CCIA Supports Sweeping Litigation Against Microsoft

BY CCIA Staff
May 18, 1998

(Washington, DC) — Today’s announcement that the Justice Department has filed a lawsuit targeting Microsoft’s business practices prompted the following response from Ed Black, President of the Computer & Communications Industry Association:

“CCIA applauds the Justice Department for taking action which will help preserve competition, innovation and choice in the computer and communications industry. By upholding the principles of antitrust law, Justice has demonstrated that no one and no single company is above the law.

“The immediate effect of today’s filing is the public disclosure on many of the anticompetitive business practices which are standard fare at Microsoft.

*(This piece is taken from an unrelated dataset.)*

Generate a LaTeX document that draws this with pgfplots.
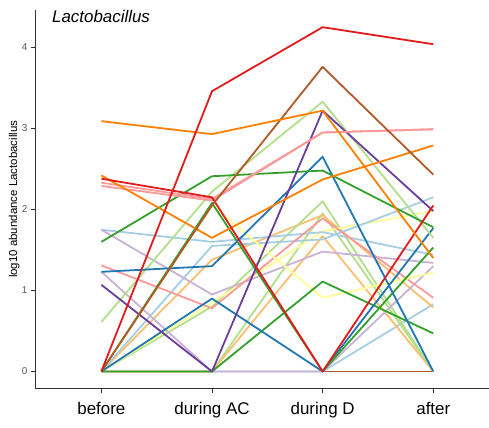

Independent authorities have concurrently, yet separately, concluded that there is substantial evidence of illegal behavior, that the consequences for consumers and our economy are serious, and that strong remedies are justified, and indeed essential.

“CCIA and its many members, including partners, competitors and customers of Microsoft have a 25- year history of involvement in antitrust and competition issues. We are involved, not because of narrow, even if justified, corporate interests, but because the success of our industry has always been based on vigorous competition and innovation. That is our industry’s past and needs to be our industry’s future.

“What Microsoft seems not to understand is that different rules apply to companies which hold dominant monopoly positions. Microsoft’s 90-percent lock on the operating systems market does not give the company carte blanche to hold computer manufacturers and consumers hostage to accept other Microsoftproducts in order to access the operating system.

“No one should diagram for Microsoft or any other company how it should develop products for its customers. What concerns Microsoft’s competitors and many of its business partners is how the company leverages its power as the dominant supplier of desktop operating systems to win marketshare in other areas — whether it’s word processing, spreadsheets, browsers, Internet sites, cable set-top boxes, or retail, travel and financial services. We hope Microsoft gets the message sooner rather than later that industry will support vigorous competition — not a ruthless pursuit of domination. Otherwise, Microsoft may force a steady progression of intrusions into its business that no one in the industry wants to see.”

CCIA is an association of computer and communications industry firms, representing a broad cross- section of the industry. CCIA is dedicated to preserving full, free and open competition throughout our industry. Our members employ over a half million workers and generate annual revenues in excess of 200 billion dollars.